Grade 12 Revision – What are macros?

Recording macros

What are Macros?
Often we use software to perform a set of operations many times. For example, to achieve a consistent, professional look in their documents, an organisation might add the company name, logo, and contact details to each document, and always format these using the same font, font size, and style. Manually repeating these actions on each document is tedious, time consuming, and prone error.

Macros can help because they let users record a series of operations and replay them all with the click of a button. In the above example, a user can start recording a macro, perform all the required text insertion and formatting operations, then save the macro. In future, running the macro will apply all the recorded operations at once.

Recording macros

Macros can record mouse clicks and keystrokes, or they can be written using a macro programming language, which is a bit more complex but offers greater control. Visual Basic for Applications (VBA), included with Microsoft Office, started out as a macro programming language.

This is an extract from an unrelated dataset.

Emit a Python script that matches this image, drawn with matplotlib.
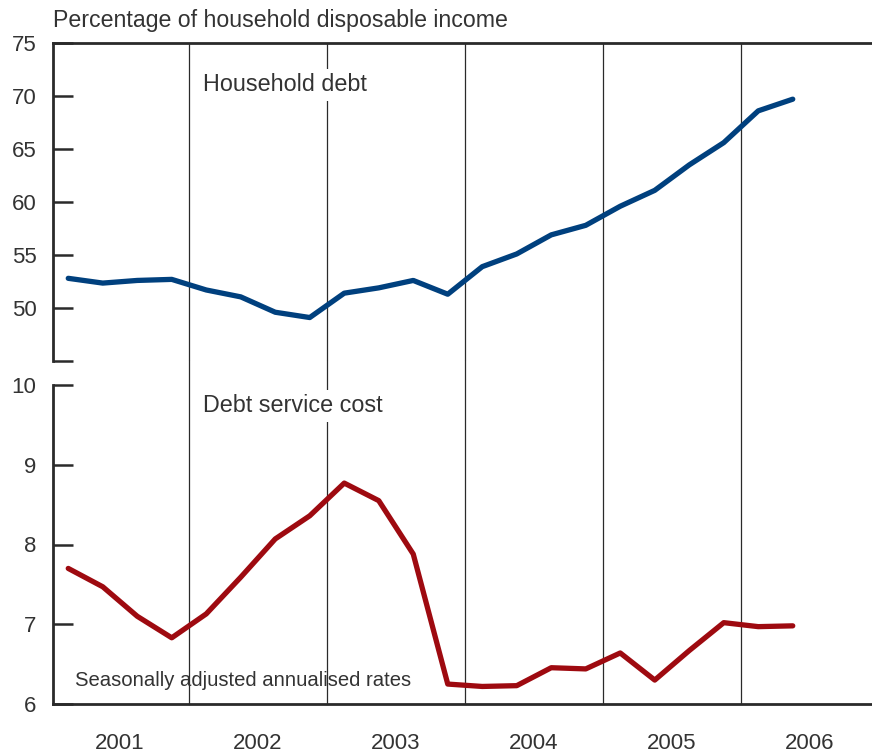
import matplotlib
matplotlib.use("Agg")
import matplotlib.pyplot as plt
import numpy as np

plt.rcParams['font.family'] = ['Liberation Sans', 'DejaVu Sans']

quarters = np.arange(2001.125, 2006.5, 0.25)  # 2001Q1 .. 2006Q2 (centres)
household_debt = [52.8, 52.35, 52.6, 52.7, 51.7, 51.05, 49.6, 49.1, 51.4, 51.9, 52.6,
                  51.3, 53.9, 55.1, 56.9, 57.8, 59.6, 61.1, 63.5, 65.6, 68.6, 69.7]
debt_service = [7.70, 7.47, 7.10, 6.83, 7.13, 7.59, 8.07, 8.36, 8.77, 8.55, 7.88,
                6.25, 6.22, 6.23, 6.455, 6.44, 6.64, 6.30, 6.67, 7.02, 6.97, 6.98]
years = [2001, 2002, 2003, 2004, 2005, 2006]
year_bounds = [2002, 2003, 2004, 2005, 2006]
top_ticks = [45, 50, 55, 60, 65, 70, 75]
top_labels = ['', '50', '55', '60', '65', '70', '75']
bot_ticks = [6, 7, 8, 9, 10]

BLUE = '#00407E'
RED = '#9E0A10'
TXT = '#333333'
AX = '#2a2a2a'

W, H = 872, 754
fig = plt.figure(figsize=(W / 100, H / 100), dpi=100)

left = 53 / W
width = (W - 53) / W
ax1 = fig.add_axes([left, (H - 361) / H, width, 318 / H])
ax2 = fig.add_axes([left, (H - 704) / H, width, 319 / H])

PX = 138.0  # pixels per year
x0 = 2001.0 + 2 / PX
xlim = (x0, x0 + (W - 53) / PX)
for ax in (ax1, ax2):
    ax.set_xlim(*xlim)
    ax.spines['right'].set_visible(False)
    for s in ax.spines.values():
        s.set_color(AX)
        s.set_linewidth(2.0)
    ax.tick_params(axis='y', direction='in', length=14.5, width=1.8, color=AX,
                   labelsize=16, labelcolor=TXT, pad=12)
    ax.set_facecolor('none')

ax1.spines['bottom'].set_visible(False)
ax2.spines['top'].set_visible(False)

ax1.plot(quarters, household_debt, color=BLUE, lw=3.8, solid_capstyle='round', zorder=3)
ax2.plot(quarters, debt_service, color=RED, lw=3.8, solid_capstyle='round', zorder=3)

ax1.set_ylim(45, 75)
ax1.set_yticks(top_ticks)
ax1.set_yticklabels(top_labels)
ax1.set_xticks([])

ax2.set_ylim(6, 10)
ax2.set_yticks(bot_ticks)
ax2.set_yticklabels([str(t) for t in bot_ticks])
ax2.set_xticks([y + 0.5 for y in years])
ax2.set_xticklabels([str(y) for y in years])
ax2.tick_params(axis='x', length=0, labelsize=16, labelcolor=TXT, pad=21)

gap = 24 / 319
for b in year_bounds:
    ax1.axvline(b, color=AX, lw=0.9, zorder=1)
    ax2.axvline(b, ymin=0, ymax=1 + gap, color=AX, lw=0.9, zorder=1, clip_on=False)

def xpx(p):
    return x0 + (p - 53) / PX

ax1.text(xpx(203), 75 - (85 - 43) / 10.63, 'Household debt', fontsize=16.8, color=TXT,
         va='center', ha='left', zorder=5,
         bbox=dict(facecolor='white', edgecolor='none', pad=3))
ax2.text(xpx(203), 10 - (406 - 385) / 79.75, 'Debt service cost', fontsize=16.8,
         color=TXT, va='center', ha='left', zorder=5,
         bbox=dict(facecolor='white', edgecolor='none', pad=3))
ax2.text(xpx(75), 10 - (680 - 385) / 79.75, 'Seasonally adjusted annualised rates',
         fontsize=14.6, color=TXT, va='center', ha='left', zorder=5)

fig.text(53 / W, 1 - 20 / H, 'Percentage of household disposable income', fontsize=16.7,
         color=TXT, va='center', ha='left')

fig.savefig('out.png', dpi=100)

Macros are not limited to word processors – they are used in a lot of software, including databases, spreadsheets, and text editors. Tasks can include:

  • Applying consistent formatting (as explained above)
  • Extracting information from a document (such as all email addresses or links)
  • Include text only under certain conditions (e.g. in a questionnaire, if a user selects “other” in response to “Where did you hear about our company”, a box can appear asking them to enter some text to explain their response.
  • Databases: Automatically perform actions (such as updating fields) on a set of records
  • Databases: Performing several operations when a button is clicked, such as opening a form, running a query, and finding a record.

The key point is that macros are used to record and replay a series of actions.

Security Concerns and Macro Viruses
Macros created by malicious users are known as macro viruses. Macro viruses take advantage of macro programming features to cause problems or spread malware. For example, a macro virus might randomly delete data from a document, rendering it useless. Some macro viruses go further and automatically download and installĀ  malware from the Internet with the user’s knowledge.

Macro viruses can spread themselves by embedding themselves in other documents or templates, and by emailing copies of infected documents to addresses in the user’s address book (this is what the famous Melissa macro virus did).

Macro viruses are usually configured to run automatically when a document is opened, without any interaction from the user. For this reason, it is a good idea to check your macro security settings and disable the option to automatically run them (this is usually the default setting now).